Monday, 21 May 2018

Being Mental Health Aware


As mental health awareness week 2018 comes to an end I have been struck by the different aspects that I have heard being discussed over media and elsewhere.

I have heard very articulate people on radio phone-ins, and I guess I come into that category - well enough to explain my experience to others.  Alongside this I also encounter those in long term care accommodation due to their mental health.  

Mental health is just like physical health – there is a wide range of conditions and a wide range of levels you could be affected within each condition.  There are those who have acute episodes of an illness. It is horrendous but time limited and when someone emerges from it they may never have another experience like it again.   There are those who have recurring and relapsing illnesses – each episode will resolve itself but the person knows it will come again, not knowing when or how but that it will come.

Then there are those who live constantly with an illness. Compare to those who live with constant physical pain – you stop telling people how much it hurts because people like to hear about how things are improving, not that life is just day and night of background pain.  The same goes for emotional pain, the agony of the soul.  We may get tired of saying that it hurts so we respond in a neutral way to ‘How are you?’ with something like ‘plodding along, and you?’.  So you may not realise how hard it is for some to do the basic things day by day.  Physical and mental illness can have invisible symptoms, but symptoms that drain people and make doing the normal things a great achievement.

Constant illness can be mild or massively intense, it may lead to living life with a mental limp but still striding out there. Or it may lead to life totally shaped and consumed by the illness.  Some will not be able to live day by day without support.
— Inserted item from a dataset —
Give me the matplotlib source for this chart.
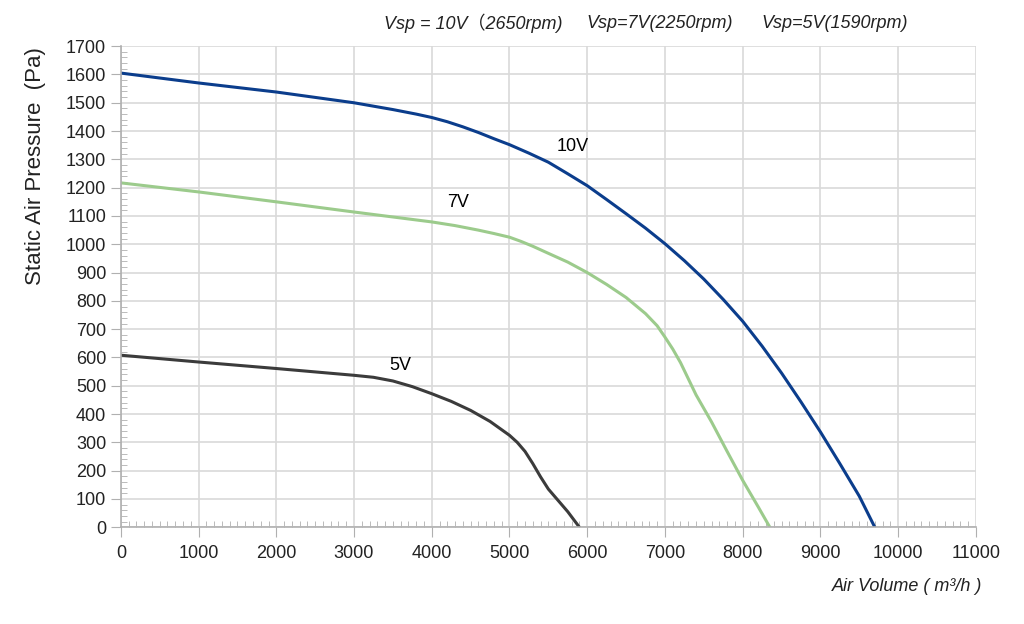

No matter how much the closure of the Victorian asylums was needed, there will always be the minority who need residential levels of care.

Please don’t assume that knowing one person’s experience of an illness, even your own, tells you about someone else’s experience. We can have the same label but very different experiences, we may be stable, well, for long periods but still live under the shadow of the relapse.  We may learn to live with the permanent mental limp. And for some poor mental health is terminal.  This is the sad reality.

If you want to help or walk alongside us then ask us about our own experiences, and listen to what we say, helping us to dare to say what we need to. And if this is you may you have the strength to ask for help and you will be surprised – 1 in 4, we are everywhere, no-one should have to face poor mental health alone.